As for the department stores, we spent inordinate amounts of time in ГУМ (pronounced ‘goom’ if you’re Russian, and ‘gum’ if you’re my mother reading out of the guidebook), which is beautiful, inside and out. Much like Gostiny Dvor in St. Petersburg, it’s more like an exclusive shopping mall than a single store, encapsulating a confusing network of escalators, steps and balconies under a glass ceiling which lights up at night to resemble a sky full of stars. We also visited ЦУМ ('tsoom'), which was set up by Scottish entrepreneurs in 1857, so it’s a real department store with departments rather than separate shops. There we marvelled at the fur hats (most with the tails still attached – why???) and nearly fainted at the prices. But those of you who’ve been pestering me since I arrived to buy an ‘authentic’ Russian hat, the waiting is over!! It’s white rabbit fur (at least we think it’s real fur, it certainly stinks enough when it gets wet) and is of the traditional design, without the Soviet-style badges – for tourists and members of the military only – and at only 945 roubles (£20) I thought it quite bargainous!!
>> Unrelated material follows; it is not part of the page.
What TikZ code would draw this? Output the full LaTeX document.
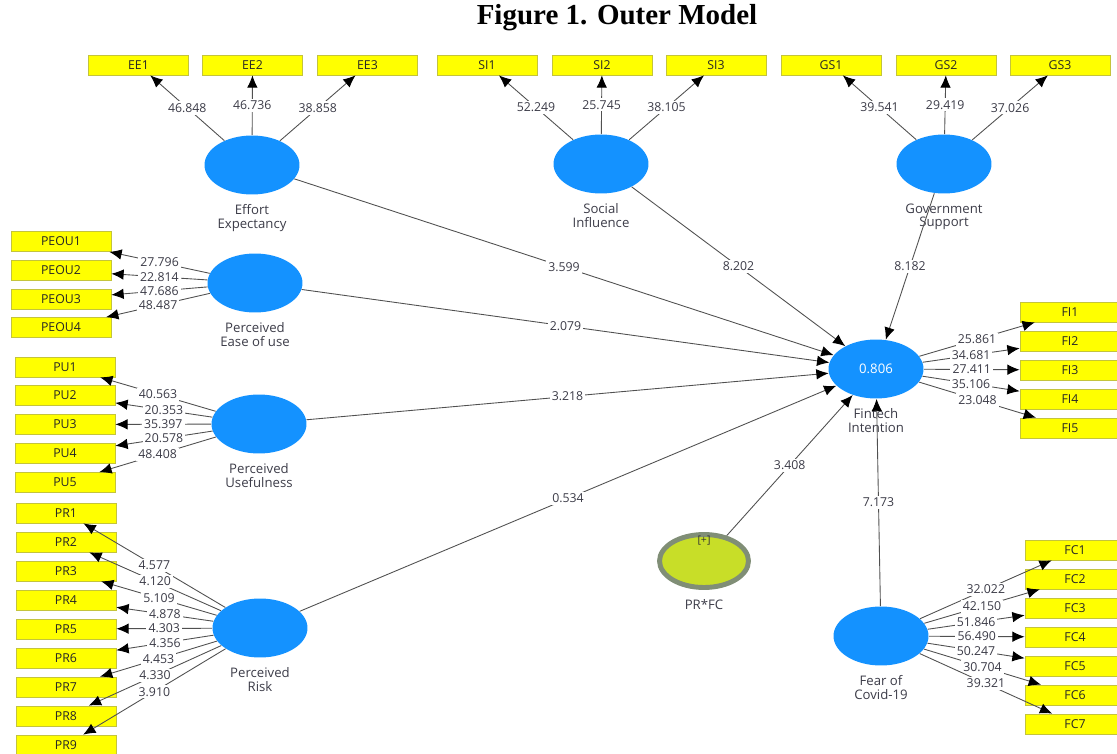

In the evening, we went on a mini tour of the metro, although the crowds of commuters kept us from straying too far. We did however make it to Mayakovskaya, which boasts beautiful mosaic panels in the ceiling by Deneika, depicting 'A Day in the Land of the Soviets', and Ploschad' Revolutsii, Stalin's favoutite station, full of bronze statues of the creators of the new socialist order, whose noses students rub for luck - I think we need one in Durham!! And then it was time to use the metro for a more practical purpose, to head back to Leningrad Station. The Russians are nice and helpful in naming their stations, for instance where do you think most trains from Finland Station in St. Petersburg might be headed? If you guessed Moscow, you'd be wrong - it's Finland, folks!! There's also a Moscow Station, a Baltic Station, and a Lagoda station, with trains serving the north and east of Russia (in the direction of Lake Lagoda). And so, Leningrad Station has trains to Leningrad (ie. St Petersburg). Simples!!

Second class, we discovered, is definitely more comfortable than third class, not least because we could choose whether we wanted the light to be on or off!! The journey could have been improved by not having to share our compartment with a noisy French tour party but, tired out by our long day, we didn't exactly struggle to sleep!!